Here's his rationale...we need to let him buy a car of his very own so that we, his deserving parents, would have a spare car, so that when one of our vehicles isn't working, we would have that spare and we wouldn't have to inconvenience him. Yeah, right.
So, he wants a car. Not just any old car either, but a Mustang, a cool car, with standard transmission, a fast car.
He wants to trade OUR Ranger in on a car for him--one that he buys, one that he tinkers with and "punks" out.
And he's really not subtle, and he's really annoying, and he's not taking NO for an answer.
So being the wonderful, loving, supportive Mother that I am, I called the dealership yesterday. I talked to a dealer, who has been visiting with Andy, but who also knows Kev and I. (Hey, it's a small town!) He understands our problem, as he is the father of a 15 year old who is campaigning for a RED Mustang. Anyway, he told me how much the Mustang was and what interest rate we'd get (10%, cause we, the evil parents would have to co-sign), and what payments would be for 48 months...$250 a month.
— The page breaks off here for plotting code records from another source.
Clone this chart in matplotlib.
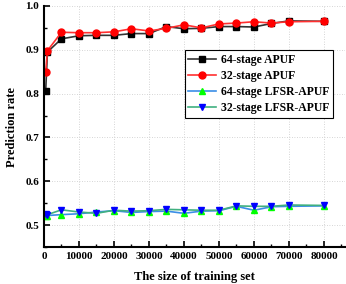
import matplotlib.pyplot as plt
from matplotlib.ticker import MultipleLocator

x = [500, 1000, 5000, 10000, 15000, 20000, 25000, 30000, 35000, 40000,
     45000, 50000, 55000, 60000, 65000, 70000, 80000]
apuf64 = [0.807, 0.895, 0.925, 0.932, 0.933, 0.933, 0.937, 0.937, 0.953, 0.948,
          0.949, 0.953, 0.953, 0.952, 0.960, 0.966, 0.965]
apuf32 = [0.850, 0.898, 0.940, 0.939, 0.939, 0.941, 0.948, 0.943, 0.949, 0.957,
          0.950, 0.959, 0.961, 0.964, 0.961, 0.964, 0.965]
lfsr64 = [0.520, 0.522, 0.524, 0.526, 0.530, 0.533, 0.529, 0.531, 0.532, 0.527,
          0.532, 0.533, 0.543, 0.534, 0.542, 0.543, 0.544]
lfsr32 = [0.525, 0.524, 0.535, 0.530, 0.527, 0.534, 0.532, 0.533, 0.536, 0.535,
          0.534, 0.534, 0.544, 0.543, 0.543, 0.546, 0.545]

plt.rcParams['font.family'] = ['Liberation Serif', 'DejaVu Serif']
plt.rcParams['font.weight'] = 'bold'

fig = plt.figure(figsize=(3.46, 2.84), dpi=100)
ax = fig.add_axes([0.127, 0.13, 0.87, 0.849])

ax.plot(x, apuf64, '-', color='#333333', lw=1.2, marker='s', mfc='black',
        mec='black', ms=4.5, label='64-stage APUF')
ax.plot(x, apuf32, '-', color='#ff3030', lw=1.2, marker='o', mfc='red',
        mec='red', ms=5, label='32-stage APUF')
ax.plot(x, lfsr64, '-', color='#3a8ee6', lw=1.2, marker='^', mfc='#00ff00',
        mec='#00ff00', ms=5, label='64-stage LFSR-APUF')
ax.plot(x, lfsr32, '-', color='#40b080', lw=1.2, marker='v', mfc='#0000ff',
        mec='#0000ff', ms=5, label='32-stage LFSR-APUF')

ax.set_xlim(0, 86000)
ax.set_ylim(0.45, 1.0)
ax.xaxis.set_major_locator(MultipleLocator(10000))
ax.xaxis.set_minor_locator(MultipleLocator(5000))
ax.yaxis.set_major_locator(MultipleLocator(0.1))
ax.yaxis.set_minor_locator(MultipleLocator(0.05))
ax.grid(True, which='major', ls=(0, (1, 2)), color='#c8c8c8', lw=0.6)
ax.tick_params(which='both', direction='in', labelsize=8)
ax.tick_params(which='major', length=4, width=1.2)
ax.tick_params(which='minor', length=2, width=1.0)

ax.spines['top'].set_visible(False)
ax.spines['right'].set_visible(False)
ax.spines['left'].set_linewidth(1.5)
ax.spines['bottom'].set_linewidth(1.5)

ax.set_xlabel('The size of training set', fontsize=9, fontweight='bold',
              labelpad=7)
ax.set_ylabel('Prediction rate', fontsize=9, fontweight='bold', labelpad=5)

leg = ax.legend(loc='upper right', bbox_to_anchor=(0.98, 0.84), fontsize=8.5,
                fancybox=False, edgecolor='black', framealpha=1,
                handlelength=2.4, borderpad=0.3, labelspacing=0.35,
                handletextpad=0.4)
leg.get_frame().set_linewidth(0.8)

fig.savefig('out.png', dpi=100)
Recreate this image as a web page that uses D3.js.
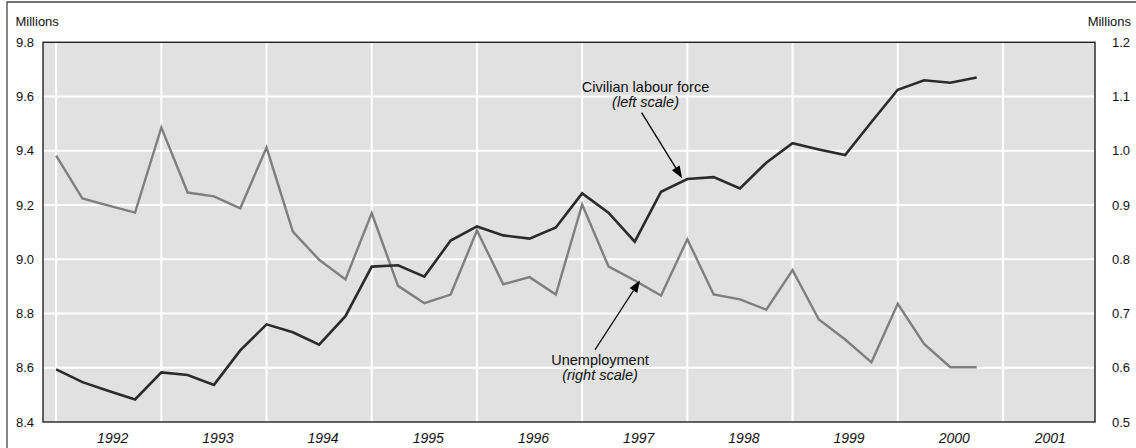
<!DOCTYPE html>
<html>
<head>
<meta charset="utf-8">
<script src="https://cdn.jsdelivr.net/npm/d3@7"></script>
<style>
  body { margin: 0; background: #fff; }
  svg  { display: block; font-family: "Liberation Sans", Arial, sans-serif; }
</style>
</head>
<body>
<div id="chart"></div>
<script>
/* ── Data (quarterly, millions) ─────────────────────────────────────── */
const labourForce = [8.594, 8.547, 8.514, 8.483, 8.583, 8.573, 8.537, 8.664, 8.760, 8.731,
                     8.685, 8.790, 8.973, 8.978, 8.936, 9.069, 9.121, 9.088, 9.076, 9.117,
                     9.243, 9.172, 9.065, 9.249, 9.296, 9.303, 9.261, 9.356, 9.428, 9.405,
                     9.384, 9.506, 9.625, 9.660, 9.651, 9.670];
const unemployment = [0.991, 0.912, 0.899, 0.886, 1.043, 0.923, 0.916, 0.894, 1.006, 0.851,
                      0.799, 0.763, 0.885, 0.751, 0.719, 0.735, 0.853, 0.754, 0.767, 0.735,
                      0.901, 0.787, 0.761, 0.733, 0.837, 0.735, 0.726, 0.707, 0.780, 0.689,
                      0.652, 0.610, 0.718, 0.644, 0.601, 0.601];

const years     = ['1992', '1993', '1994', '1995', '1996', '1997', '1998', '1999', '2000', '2001'];
const yearPos   = [2.15, 6.15, 10.15, 14.15, 18.15, 22.15, 26.15, 30.15, 34.15, 37.8];  // quarter index
const xGrid     = [0, 4, 8, 12, 16, 20, 24, 28, 32, 36];                                   // quarter index
const leftTicks  = [8.4, 8.6, 8.8, 9.0, 9.2, 9.4, 9.6, 9.8];
const rightTicks = [0.5, 0.6, 0.7, 0.8, 0.9, 1.0, 1.1, 1.2];

// annotation anchors, in data units (quarter index / series value)
const clfNote   = { lines: ['Civilian labour force', '(left scale)'], at: [22.41, 9.617],
                    from: [22.26, 9.541], to: [23.8, 9.299] };
const unempNote = { lines: ['Unemployment', '(right scale)'], at: [20.68, 0.6056],
                    from: [20.49, 0.6332], to: [22.2, 0.761] };

/* ── Chart ─────────────────────────────────────────────────────────── */
function drawChart() {
  const W = 1136, H = 448;
  const plot = { left: 43, right: 1095, top: 42.3, bottom: 422 };

  const svg = d3.select('#chart').append('svg')
    .attr('width', W).attr('height', H)
    .attr('viewBox', `0 0 ${W} ${H}`);

  const x  = d3.scaleLinear().domain([-0.5, 39.5]).range([plot.left, plot.right]);
  const yL = d3.scaleLinear().domain([8.4, 9.8]).range([plot.bottom, plot.top]);
  const yR = d3.scaleLinear().domain([0.5, 1.2]).range([plot.bottom, plot.top]);

  // outer frame (top + left only)
  svg.append('path')
    .attr('d', `M7,${H} V2 H${W}`)
    .attr('fill', 'none').attr('stroke', '#444').attr('stroke-width', 1.3);

  // plot background
  svg.append('rect')
    .attr('x', plot.left).attr('y', plot.top)
    .attr('width', plot.right - plot.left).attr('height', plot.bottom - plot.top)
    .attr('fill', '#e1e1e1');

  /* ── Grid ─────────────────────────────────────────────────────────── */
  svg.append('g').selectAll('line').data(leftTicks.slice(1, -1)).join('line')
    .attr('x1', plot.left).attr('x2', plot.right)
    .attr('y1', d => yL(d)).attr('y2', d => yL(d))
    .attr('stroke', '#fff').attr('stroke-width', 2);

  svg.append('g').selectAll('line').data(xGrid).join('line')
    .attr('x1', d => x(d)).attr('x2', d => x(d))
    .attr('y1', plot.top).attr('y2', plot.bottom)
    .attr('stroke', '#fff').attr('stroke-width', 2);

  /* ── Axes ─────────────────────────────────────────────────────────── */
  svg.append('g')
    .attr('transform', `translate(34,0)`)
    .call(d3.axisLeft(yL).tickValues(leftTicks).tickFormat(d3.format('.1f')).tickSize(0).tickPadding(0))
    .call(_styleAxis);

  svg.append('g')
    .attr('transform', `translate(1112,0)`)
    .call(d3.axisRight(yR).tickValues(rightTicks).tickFormat(d3.format('.1f')).tickSize(0).tickPadding(0))
    .call(_styleAxis);

  svg.append('g').selectAll('text').data(years).join('text')
    .attr('x', (d, i) => x(yearPos[i])).attr('y', 442.5)
    .attr('text-anchor', 'middle')
    .attr('font-size', 14).attr('font-style', 'italic').attr('fill', '#111')
    .text(d => d);

  svg.append('text').attr('x', 15.5).attr('y', 25.5)
    .attr('font-size', 13).attr('fill', '#111').text('Millions');
  svg.append('text').attr('x', 1131).attr('y', 25.5).attr('text-anchor', 'end')
    .attr('font-size', 13).attr('fill', '#111').text('Millions');

  /* ── Lines ────────────────────────────────────────────────────────── */
  _drawSeries(svg, unemployment, x, yR, '#7f7f7f', 2.4);
  _drawSeries(svg, labourForce,  x, yL, '#2b2b2b', 2.6);

  // plot frame
  svg.append('rect')
    .attr('x', plot.left).attr('y', plot.top)
    .attr('width', plot.right - plot.left).attr('height', plot.bottom - plot.top)
    .attr('fill', 'none').attr('stroke', '#222').attr('stroke-width', 1.4);

  /* ── Annotations ──────────────────────────────────────────────────── */
  _drawNote(svg, clfNote, x, yL);
  _drawNote(svg, unempNote, x, yR);
}

/* ── Private helpers ─────────────────────────────────────────────────── */

function _drawSeries(svg, values, x, y, color, width) {
  const line = d3.line().x((d, i) => x(i)).y(d => y(d));
  svg.append('path').datum(values)
    .attr('d', line)
    .attr('fill', 'none')
    .attr('stroke', color)
    .attr('stroke-width', width)
    .attr('stroke-linejoin', 'miter');
}

function _drawNote(svg, note, x, y) {
  const cx = x(note.at[0]), by = y(note.at[1]);
  note.lines.forEach((t, i) => {
    svg.append('text')
      .attr('x', cx).attr('y', by + i * 15)
      .attr('text-anchor', 'middle')
      .attr('font-size', 14.5)
      .attr('font-style', i === 1 ? 'italic' : 'normal')
      .attr('fill', '#111')
      .text(t);
  });

  const x1 = x(note.from[0]), y1 = y(note.from[1]);
  const x2 = x(note.to[0]),   y2 = y(note.to[1]);
  const ang = Math.atan2(y2 - y1, x2 - x1);
  const len = 12, half = 4.5;
  const bx = x2 - len * Math.cos(ang), by2 = y2 - len * Math.sin(ang);

  svg.append('line')
    .attr('x1', x1).attr('y1', y1).attr('x2', bx).attr('y2', by2)
    .attr('stroke', '#000').attr('stroke-width', 1.3);

  const pts = [
    [x2, y2],
    [bx + half * Math.sin(ang), by2 - half * Math.cos(ang)],
    [bx - half * Math.sin(ang), by2 + half * Math.cos(ang)]
  ];
  svg.append('polygon')
    .attr('points', pts.map(p => p.join(',')).join(' '))
    .attr('fill', '#000');
}

function _styleAxis(sel) {
  sel.select('.domain').remove();
  sel.selectAll('text').attr('fill', '#111').attr('font-size', '13px')
    .attr('font-family', '"Liberation Sans", Arial, sans-serif');
}

drawChart();
</script>
</body>
</html>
Then, I called the Insurance Company. I know the gal at the Insurance Office. We chatted about our daughters and about moving and about teenagers and cars while she looked up the VIN and what insurance would be on a 2002 Mustang V6 Coupe for a 16 year old boy with not-so-good grades, using the lowest deductibles. $1550 a year...or $130 a month. (It's nice having friends in high places who can manipulate the database!)
Last night, we broke the news to Andy--the cost of buying this car. Then his loving, and less supportive father asked what his last paycheck amounted to.
$125, for 2 weeks work. Ouch. Reality hit. He pouted. We didn't. I didn't even gloat. I wanted to, but I refrained from showing any emotion even resembling satisfaction, or self-righteousness. I am always supportive and understanding. Always, just ask me!
I realize this isn't a cure, it's just a band aid, but for now, hopefully, the car fever will subside.